→ THE EXERCISE
Identify all lines of the data containing the string "size" and copy them.

→ GIVEN INFORMATION
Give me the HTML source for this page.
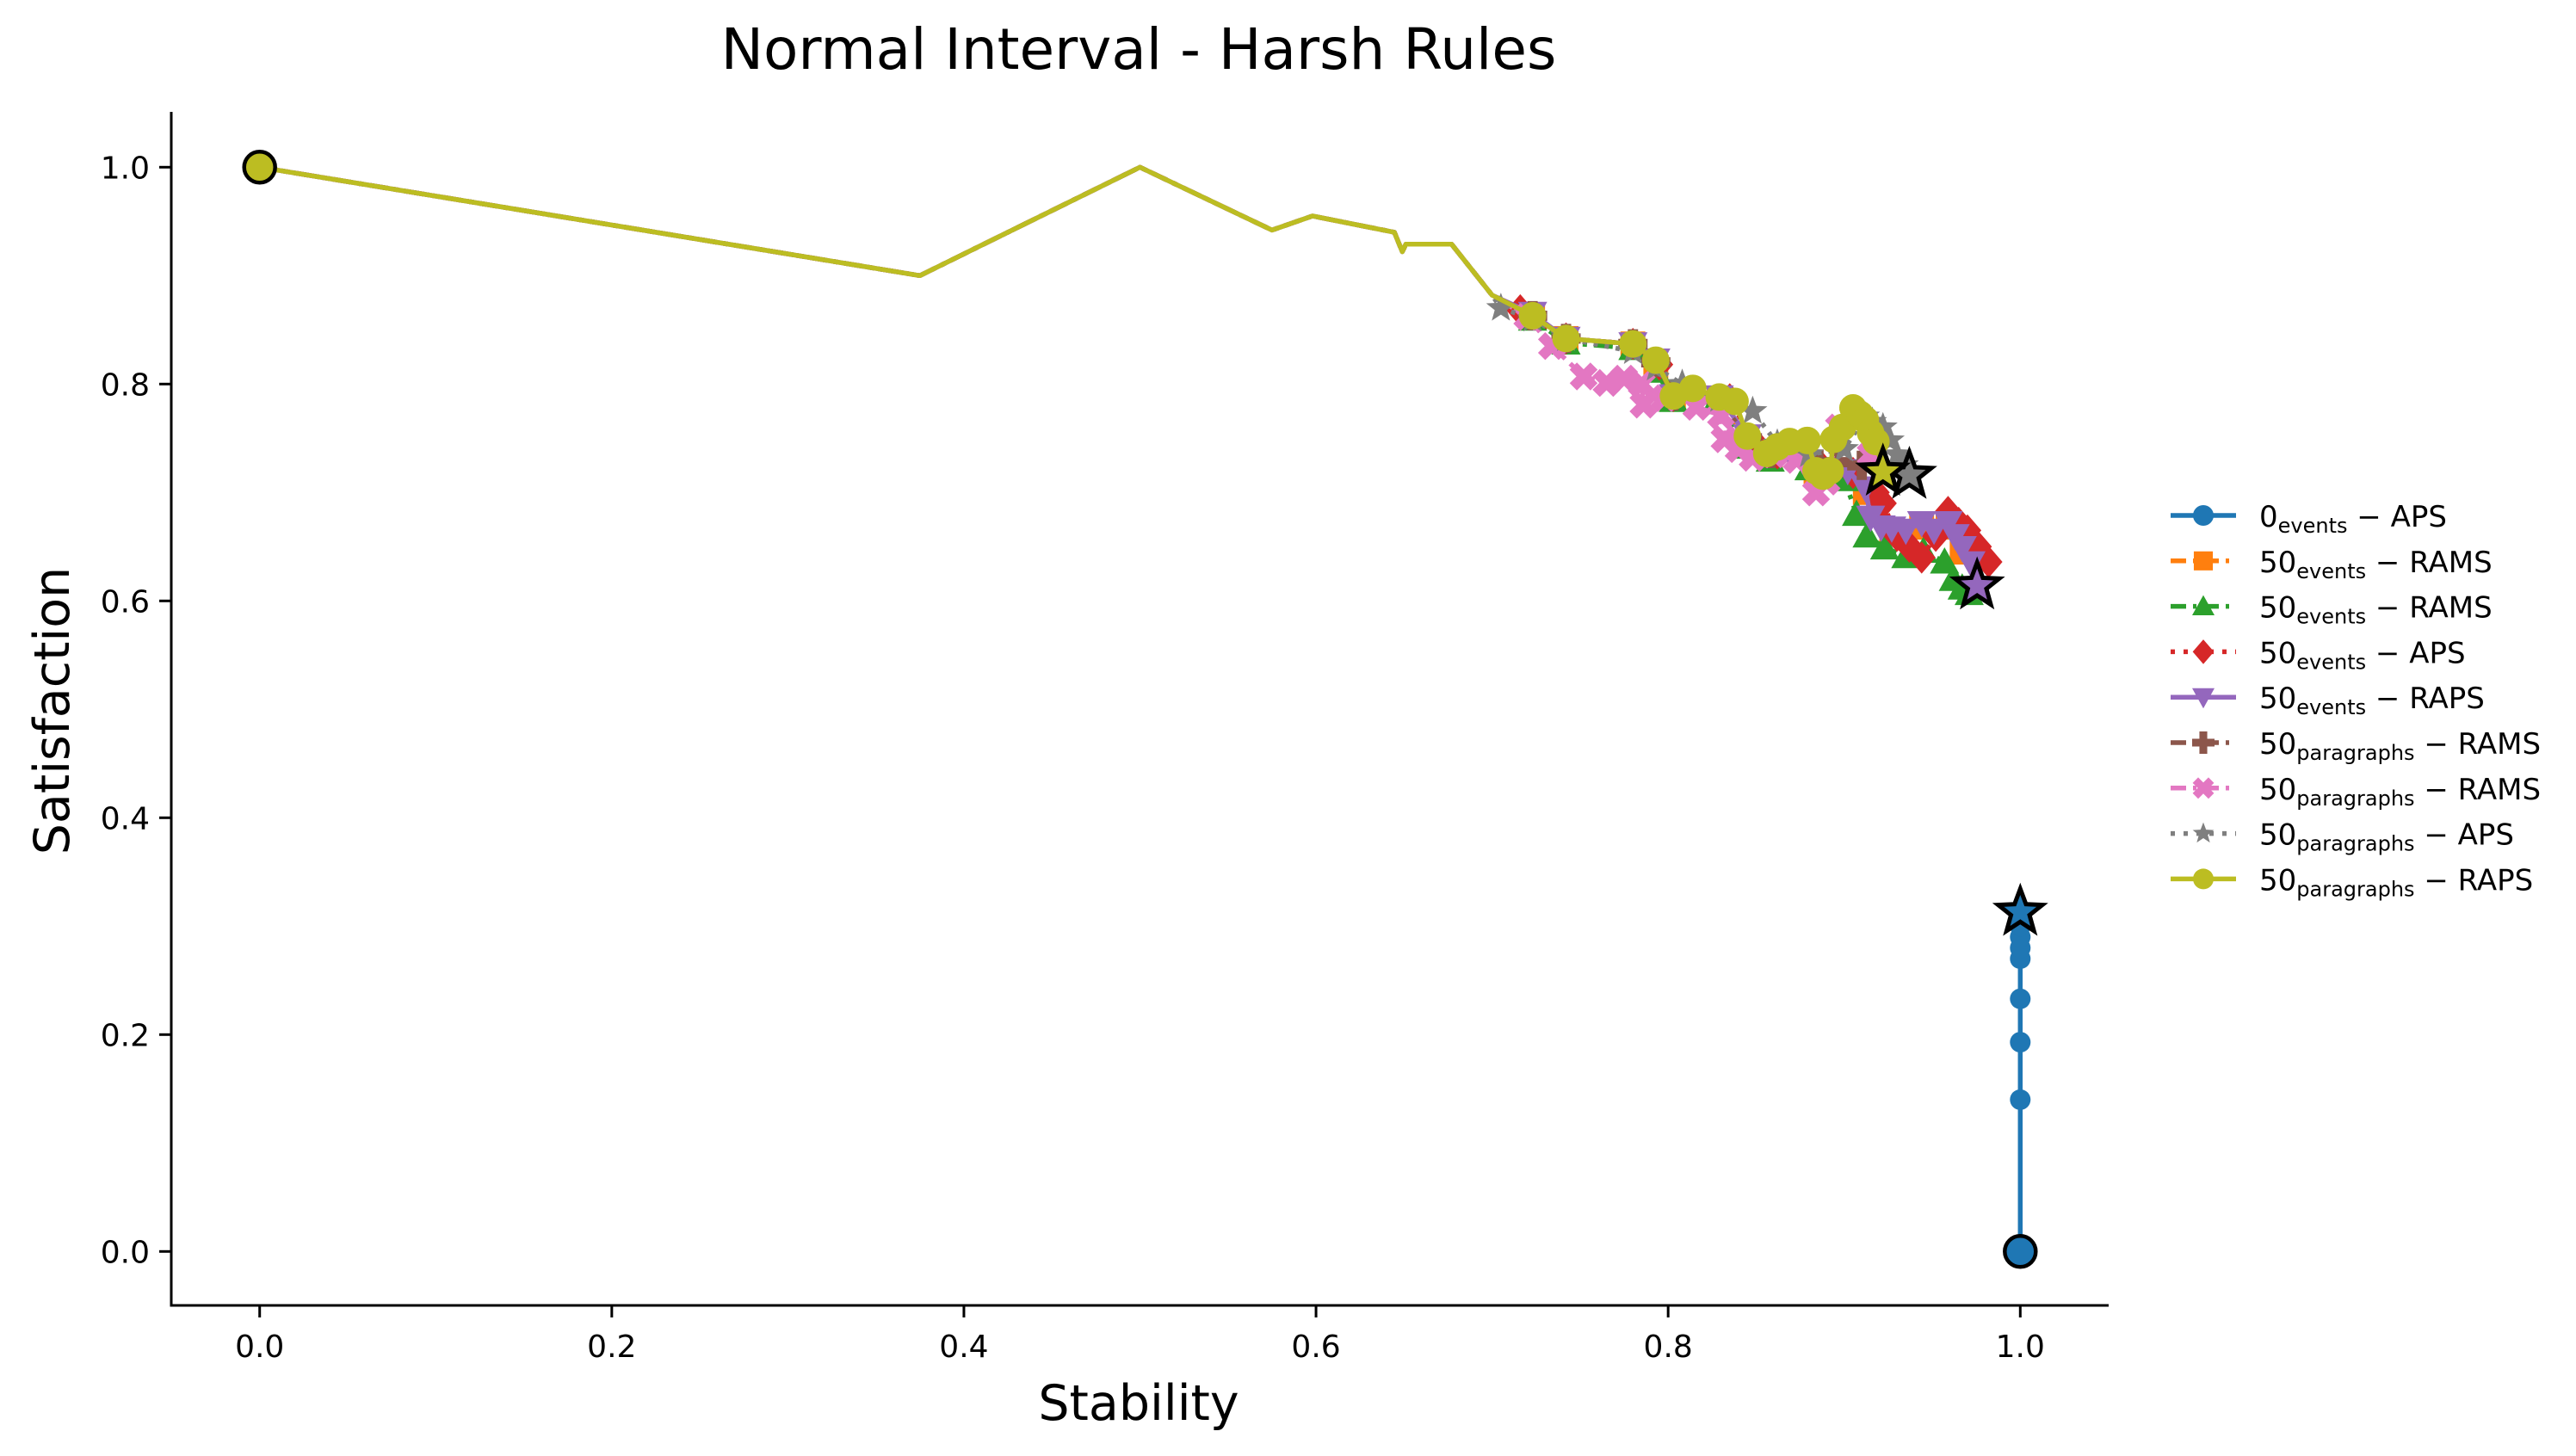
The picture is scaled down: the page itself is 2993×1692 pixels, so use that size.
<!DOCTYPE html>
<html><head><meta charset="utf-8">
<style>
body{margin:0;background:#fff;}
svg{display:block;font-family:"DejaVu Sans","Liberation Sans",sans-serif;}
</style></head>
<body>
<svg id="chart" width="2993" height="1692" viewBox="0 0 2993 1692" xmlns="http://www.w3.org/2000/svg">
<rect width="2993" height="1692" fill="#fff"/>
<text x="1323" y="80" font-size="66" text-anchor="middle" fill="#000">Normal Interval - Harsh Rules</text>
<g id="plot"></g>
<g id="axes"></g>
<text x="1323" y="1650" font-size="57" text-anchor="middle" fill="#000">Stability</text>
<text transform="translate(80,826) rotate(-90)" font-size="57" text-anchor="middle" fill="#000">Satisfaction</text>
<g id="legend"></g>
</svg>
<script>
const xTicks=[0,0.2,0.4,0.6,0.8,1.0];
const xTickLabels=["0.0","0.2","0.4","0.6","0.8","1.0"];
const yTicks=[0,0.2,0.4,0.6,0.8,1.0];
const yTickLabels=["0.0","0.2","0.4","0.6","0.8","1.0"];
const commonX=[0,0.375,0.5,0.575,0.598,0.6445,0.649,0.651,0.677,0.700];
const commonY=[1,0.9,1.0,0.942,0.955,0.940,0.922,0.929,0.929,0.882];
const blueX=[1,1,1,1,1,1,1,1,1];
const blueY=[0,0.14,0.193,0.233,0.27,0.28,0.29,0.30,0.313];
const orangeX=[0.723,0.742,0.780,0.793,0.803,0.829,0.845,0.858,0.884,0.902,0.912,0.927,0.944,0.959,0.967,0.9755];
const orangeY=[0.863,0.842,0.837,0.815,0.789,0.785,0.745,0.733,0.718,0.715,0.700,0.665,0.668,0.668,0.645,0.614];
const greenX=[0.723,0.742,0.780,0.793,0.803,0.827,0.845,0.858,0.880,0.900,0.907,0.913,0.923,0.935,0.945,0.957,0.962,0.967,0.971,0.9755];
const greenY=[0.860,0.838,0.833,0.812,0.785,0.783,0.742,0.730,0.722,0.712,0.680,0.660,0.649,0.641,0.646,0.636,0.620,0.612,0.607,0.614];
const redX=[0.716,0.742,0.780,0.795,0.803,0.835,0.848,0.862,0.888,0.905,0.918,0.922,0.930,0.937,0.944,0.952,0.959,0.965,0.970,0.976,0.982,0.9755];
const redY=[0.868,0.842,0.837,0.818,0.789,0.786,0.748,0.736,0.722,0.718,0.700,0.690,0.660,0.650,0.640,0.660,0.682,0.672,0.665,0.650,0.636,0.614];
const purpleX=[0.723,0.742,0.780,0.793,0.803,0.829,0.845,0.858,0.884,0.902,0.912,0.915,0.921,0.927,0.935,0.944,0.951,0.959,0.963,0.967,0.972,0.9755];
const purpleY=[0.865,0.842,0.837,0.822,0.789,0.788,0.752,0.736,0.720,0.720,0.704,0.677,0.668,0.667,0.665,0.672,0.665,0.672,0.660,0.649,0.635,0.614];
const brownX=[0.723,0.742,0.780,0.793,0.803,0.829,0.845,0.858,0.880,0.895,0.910,0.922];
const brownY=[0.863,0.842,0.837,0.820,0.789,0.786,0.750,0.736,0.735,0.728,0.725,0.719];
const pinkX=[0.720,0.734,0.752,0.765,0.775,0.785,0.786,0.798,0.816,0.830,0.832,0.840,0.848,0.860,0.873,0.884,0.890,0.897,0.905,0.915,0.922];
const pinkY=[0.862,0.835,0.807,0.801,0.805,0.800,0.781,0.787,0.779,0.771,0.749,0.740,0.732,0.735,0.730,0.700,0.710,0.760,0.770,0.735,0.719];
const grayX=[0.705,0.723,0.742,0.780,0.793,0.808,0.829,0.848,0.862,0.880,0.900,0.912,0.916,0.922,0.926,0.930,0.934,0.937];
const grayY=[0.870,0.860,0.842,0.830,0.815,0.800,0.786,0.775,0.745,0.735,0.740,0.770,0.765,0.760,0.748,0.735,0.725,0.716];
const oliveX=[0.723,0.742,0.780,0.793,0.803,0.814,0.829,0.838,0.845,0.856,0.862,0.869,0.879,0.884,0.888,0.892,0.894,0.899,0.905,0.909,0.912,0.915,0.918,0.922];
const oliveY=[0.863,0.842,0.837,0.822,0.789,0.796,0.788,0.784,0.752,0.736,0.742,0.747,0.748,0.720,0.715,0.720,0.749,0.760,0.778,0.772,0.767,0.755,0.747,0.719];

const X0=301.7,XS=2045.6,Y0=1454.3,YS=1260;
const sx=v=>X0+v*XS, sy=v=>Y0-v*YS;
const NS="http://www.w3.org/2000/svg";
const plot=document.getElementById('plot'), axes=document.getElementById('axes'), legend=document.getElementById('legend');
function mk(tag,attrs,parent){const e=document.createElementNS(NS,tag);for(const k in attrs)e.setAttribute(k,attrs[k]);parent.appendChild(e);return e;}

function markerShape(type,cx,cy,r,fill,stroke,sw,parent){
  let e;
  if(type==='o'){e=mk('circle',{cx:cx,cy:cy,r:r,fill:fill},parent);}
  else if(type==='s'){e=mk('rect',{x:cx-r*0.85,y:cy-r*0.85,width:r*1.7,height:r*1.7,fill:fill},parent);}
  else if(type==='^'){e=mk('polygon',{points:`${cx},${cy-r} ${cx+r},${cy+r*0.8} ${cx-r},${cy+r*0.8}`,fill:fill},parent);}
  else if(type==='v'){e=mk('polygon',{points:`${cx},${cy+r} ${cx+r},${cy-r*0.8} ${cx-r},${cy-r*0.8}`,fill:fill},parent);}
  else if(type==='D'){e=mk('polygon',{points:`${cx},${cy-r*1.1} ${cx+r*0.95},${cy} ${cx},${cy+r*1.1} ${cx-r*0.95},${cy}`,fill:fill},parent);}
  else if(type==='P'){const a=r*0.35;e=mk('polygon',{points:`${cx-a},${cy-r} ${cx+a},${cy-r} ${cx+a},${cy-a} ${cx+r},${cy-a} ${cx+r},${cy+a} ${cx+a},${cy+a} ${cx+a},${cy+r} ${cx-a},${cy+r} ${cx-a},${cy+a} ${cx-r},${cy+a} ${cx-r},${cy-a} ${cx-a},${cy-a}`,fill:fill},parent);}
  else if(type==='X'){const a=r*0.35;let p=[];const base=[[-a,-r],[a,-r],[a,-a],[r,-a],[r,a],[a,a],[a,r],[-a,r],[-a,a],[-r,a],[-r,-a],[-a,-a]];base.forEach(([u,v])=>{const c=Math.SQRT1_2;p.push(`${cx+(u-v)*c},${cy+(u+v)*c}`);});e=mk('polygon',{points:p.join(' '),fill:fill},parent);}
  else if(type==='*'){let p=[];for(let i=0;i<10;i++){const ang=-Math.PI/2+i*Math.PI/5;const rr=i%2?r*0.42:r;p.push(`${cx+rr*Math.cos(ang)},${cy+rr*Math.sin(ang)}`);}e=mk('polygon',{points:p.join(' '),fill:fill},parent);}
  if(stroke){e.setAttribute('stroke',stroke);e.setAttribute('stroke-width',sw);e.setAttribute('stroke-linejoin','miter');}
  return e;
}

const series=[
 {name:'blue-0events-aps',color:'#1f77b4',dash:'',m:'o',x:blueX,y:blueY,common:false,start:'o'},
 {name:'orange-50events-rams',color:'#ff7f0e',dash:'22 8 5 8',m:'s',x:orangeX,y:orangeY,common:true},
 {name:'green-50events-rams',color:'#2ca02c',dash:'22 8 5 8',m:'^',x:greenX,y:greenY,common:true},
 {name:'red-50events-aps',color:'#d62728',dash:'5 8',m:'D',x:redX,y:redY,common:true},
 {name:'purple-50events-raps',color:'#9467bd',dash:'',m:'v',x:purpleX,y:purpleY,common:true},
 {name:'brown-50paragraphs-rams',color:'#8c564b',dash:'22 8 5 8',m:'P',x:brownX,y:brownY,common:true},
 {name:'pink-50paragraphs-rams',color:'#e377c2',dash:'22 8 5 8',m:'X',x:pinkX,y:pinkY,common:true},
 {name:'gray-50paragraphs-aps',color:'#7f7f7f',dash:'5 8',m:'*',x:grayX,y:grayY,common:true},
 {name:'olive-50paragraphs-raps',color:'#bcbd22',dash:'',m:'o',x:oliveX,y:oliveY,common:true,start:'o'}
];

series.forEach(s=>{
  const g=mk('g',{},plot);
  
  
  const xs=s.common?commonX.concat(s.x):s.x, ys=s.common?commonY.concat(s.y):s.y;
  const pts=xs.map((v,i)=>sx(v)+','+sy(ys[i])).join(' ');
  const line=mk('polyline',{points:pts,fill:'none',stroke:s.color,'stroke-width':5.5,'stroke-linejoin':'round'},g);
  if(s.dash)line.setAttribute('stroke-dasharray',s.dash);
  
  
  const n=s.x.length;
  const isBlue=s.name.startsWith('blue');
  for(let i=0;i<n-1;i++){
    if(isBlue&&i===0)continue;
    const r=isBlue?12:(s.m==='o'?16:(s.m==='*'?18:17));
    const mEl=markerShape(s.m,sx(s.x[i]),sy(s.y[i]),r,s.color,null,0,g);
    
    
  }
  if(s.name.startsWith('olive')||s.name.startsWith('gray')||s.name.startsWith('purple')||isBlue){
    const st=markerShape('*',sx(s.x[n-1]),sy(s.y[n-1]),27,s.color,'#000',5,g);
    
    
  }
  if(s.start){
    const sx0=s.common?commonX[0]:s.x[0], sy0=s.common?commonY[0]:s.y[0];
    const c=markerShape('o',sx(sx0),sy(sy0),18,s.color,'#000',4.5,g);
    
    
  }
});

// axes
const ls=mk('line',{x1:199,y1:130,x2:199,y2:1517,stroke:'#000','stroke-width':3},axes);


const bs=mk('line',{x1:197.5,y1:1517,x2:2450,y2:1517,stroke:'#000','stroke-width':3},axes);


xTicks.forEach((v,i)=>{
  const t=mk('line',{x1:sx(v),y1:1517,x2:sx(v),y2:1531,stroke:'#000','stroke-width':3},axes);
  
  
  const l=mk('text',{x:sx(v),y:1577,'font-size':36,'text-anchor':'middle',fill:'#000'},axes);
  l.textContent=xTickLabels[i];
  
  
});
yTicks.forEach((v,i)=>{
  const t=mk('line',{x1:185,y1:sy(v),x2:199,y2:sy(v),stroke:'#000','stroke-width':3},axes);
  
  
  const l=mk('text',{x:174,y:sy(v)+13,'font-size':36,'text-anchor':'end',fill:'#000'},axes);
  l.textContent=yTickLabels[i];
  
  
});

// legend
const legNum=["0","50","50","50","50","50","50","50","50"];
const legSub=["events","events","events","events","events","paragraphs","paragraphs","paragraphs","paragraphs"];
const legMethod=["APS","RAMS","RAMS","APS","RAPS","RAMS","RAMS","APS","RAPS"];
series.forEach((s,i)=>{
  const y=599+i*52.8;
  const g=mk('g',{},legend);
  
  
  const ln=mk('line',{x1:2522,y1:y,x2:2598,y2:y,stroke:s.color,'stroke-width':5.5},g);
  if(s.dash)ln.setAttribute('stroke-dasharray',s.dash==='5 8'?'5 10':'18 8 4 8');
  markerShape(s.m,2560,y,s.m==='o'?12:13,s.color,null,0,g);
  const t=mk('text',{x:2625,y:y+13,'font-size':34,fill:'#000'},g);
  t.innerHTML=legNum[i]+'<tspan font-size="24" dy="7">'+legSub[i]+'</tspan><tspan dy="-7"> − '+legMethod[i]+'</tspan>';
});
</script>
</body></html>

→ COMPLETE ANSWER
The picture is scaled down: the page itself is 2993×1692 pixels, so use that size.
<text x="1323" y="80" font-size="66" text-anchor="middle" fill="#000">Normal Interval - Harsh Rules</text>
<text x="1323" y="1650" font-size="57" text-anchor="middle" fill="#000">Stability</text>
<text transform="translate(80,826) rotate(-90)" font-size="57" text-anchor="middle" fill="#000">Satisfaction</text>
  const l=mk('text',{x:sx(v),y:1577,'font-size':36,'text-anchor':'middle',fill:'#000'},axes);
  const l=mk('text',{x:174,y:sy(v)+13,'font-size':36,'text-anchor':'end',fill:'#000'},axes);
  const t=mk('text',{x:2625,y:y+13,'font-size':34,fill:'#000'},g);
  t.innerHTML=legNum[i]+'<tspan font-size="24" dy="7">'+legSub[i]+'</tspan><tspan dy="-7"> − '+legMethod[i]+'</tspan>';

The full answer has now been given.